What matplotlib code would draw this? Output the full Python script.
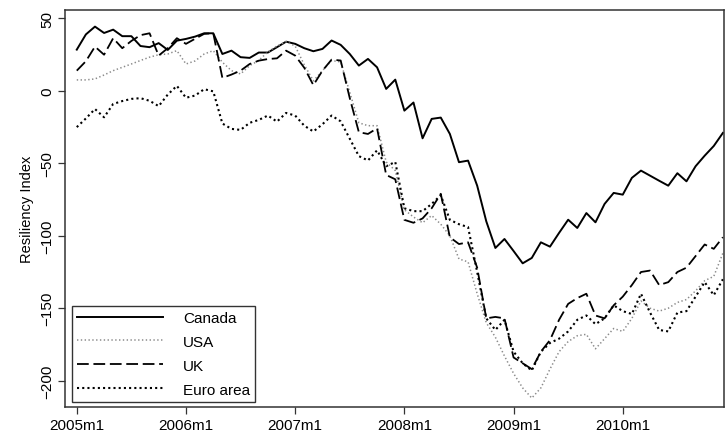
import matplotlib
matplotlib.use("Agg")
import matplotlib.pyplot as plt

plt.rcParams['font.family'] = ['Liberation Sans', 'DejaVu Sans']

# monthly resiliency index, 2005m1 .. 2010m12
canada = [28.5, 39, 44.4, 40, 42.3, 37.8, 37.8, 31, 30.2, 33,
          28.3, 34.7, 35.9, 37.5, 39.8, 39.8, 25.5, 27.8, 23.3, 22.8,
          26.5, 26.5, 30.2, 34, 32.5, 29.5, 27.4, 29, 34.8, 31.8,
          25.5, 17.5, 22.1, 16.3, 1.4, 7.8, -13.6, -8, -32.7, -19.3,
          -18.4, -29.7, -49.2, -48.1, -65.4, -90, -108.4, -102.2, -110.5, -119,
          -115.3, -104.5, -107.5, -98, -88.9, -94.6, -84.3, -90.7, -78, -70.4,
          -71.6, -60, -55, -58.5, -62, -65.4, -56.8, -62.4, -52, -44.7,
          -38, -29]
usa = [7.6, 7.6, 8.3, 11, 14, 16.3, 18.6, 21, 23.3, 25,
       25.5, 27.8, 18.6, 20.7, 25.5, 27.8, 19.8, 14, 11.7, 17.5,
       21, 27, 31, 34, 31, 18, 7, 14, 21, 20,
       -1, -22, -24, -24, -49, -55, -82, -87, -91, -86,
       -92, -100, -116, -118, -140, -160, -170, -183, -195, -205,
       -212, -205, -192, -180, -173, -169, -168, -178, -171, -164,
       -166, -157, -145, -150, -152, -150, -146, -144, -138, -131,
       -128, -112]
uk = [14, 20.5, 30.6, 25, 36.4, 29.5, 34.5, 38.5, 39.8, 24.4,
      29.5, 36.4, 32.5, 36, 39.4, 39.8, 9, 11.3, 14, 18.6,
      20.9, 22, 22.5, 27.8, 24.4, 16, 4, 14, 21.6, 21,
      -5, -28.5, -29.7, -25.8, -58, -61, -89, -91, -88, -81,
      -71, -101, -105.7, -104.5, -122, -157, -156, -157, -184, -188,
      -192, -180, -172, -158, -147, -143, -140, -155, -157, -148,
      -142, -134, -125, -124, -134, -132, -125, -122, -114, -106,
      -109, -101]
euro = [-25, -19, -12.5, -18.2, -9, -7, -5.5, -5, -6.8, -10.5,
        -2.5, 3.5, -4.7, -3.2, 1.2, -0.3, -22.5, -26.2, -26.9, -22,
        -20, -17, -21.2, -15.2, -17, -24, -28, -23, -17, -21,
        -33, -45, -48, -41, -52, -49, -81, -83, -83, -78,
        -72, -89, -92, -94, -125, -157, -165, -158, -180, -188,
        -193, -180, -174, -171, -166, -158, -155, -161, -157, -148,
        -152, -154, -140, -153, -165, -166, -153, -152, -142, -132,
        -141, -130]

tick_pos = [0, 12, 24, 36, 48, 60]
tick_labels = ["2005m1", "2006m1", "2007m1", "2008m1", "2009m1", "2010m1"]
y_ticks = [50, 0, -50, -100, -150, -200]

months = list(range(len(canada)))

fig = plt.figure(figsize=(7.25, 4.35), dpi=100)
ax = fig.add_axes([0.0897, 0.062, 0.909, 0.9135])

ax.plot(months, canada, color='black', lw=1.4, label='Canada')
ax.plot(months, usa, color='#8a8a8a', lw=1.1, dashes=(0.9, 1.6), label='USA')
ax.plot(months, uk, color='black', lw=1.3, dashes=(6.5, 2.6), label='UK')
ax.plot(months, euro, color='black', lw=1.5, dashes=(1.0, 1.5), label='Euro area')

ax.set_xlim(-1.29, 71.13)
ax.set_ylim(-218.2, 56.1)

ax.set_xticks(tick_pos)
ax.set_xticklabels(tick_labels, fontsize=11)
ax.set_yticks(y_ticks)
ax.set_yticklabels([str(v).replace('-', '\u2212') for v in y_ticks],
                   fontsize=11, rotation=90, va='center')
ax.tick_params(direction='out', length=5, width=0.9, color='#333333', pad=3)
ax.set_ylabel("Resiliency Index", fontsize=10.5, labelpad=4)

for s in ax.spines.values():
    s.set_color('#333333')
    s.set_linewidth(1.1)

leg = ax.legend(loc='lower left', bbox_to_anchor=(0.0106, 0.0126),
                borderaxespad=0, fontsize=11, handlelength=5.6,
                handletextpad=1.3, labelspacing=0.65, fancybox=False,
                borderpad=0.35)
leg.get_frame().set_edgecolor('#333333')
leg.get_frame().set_linewidth(1.0)
leg.get_frame().set_alpha(1)

fig.savefig("out.png", dpi=100)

-=-=-

[Written exercise]: Find the word "matplotlib" in the data and copy out each line where it turns up.

[Exercise output]:
What matplotlib code would draw this? Output the full Python script.
import matplotlib
matplotlib.use("Agg")
import matplotlib.pyplot as plt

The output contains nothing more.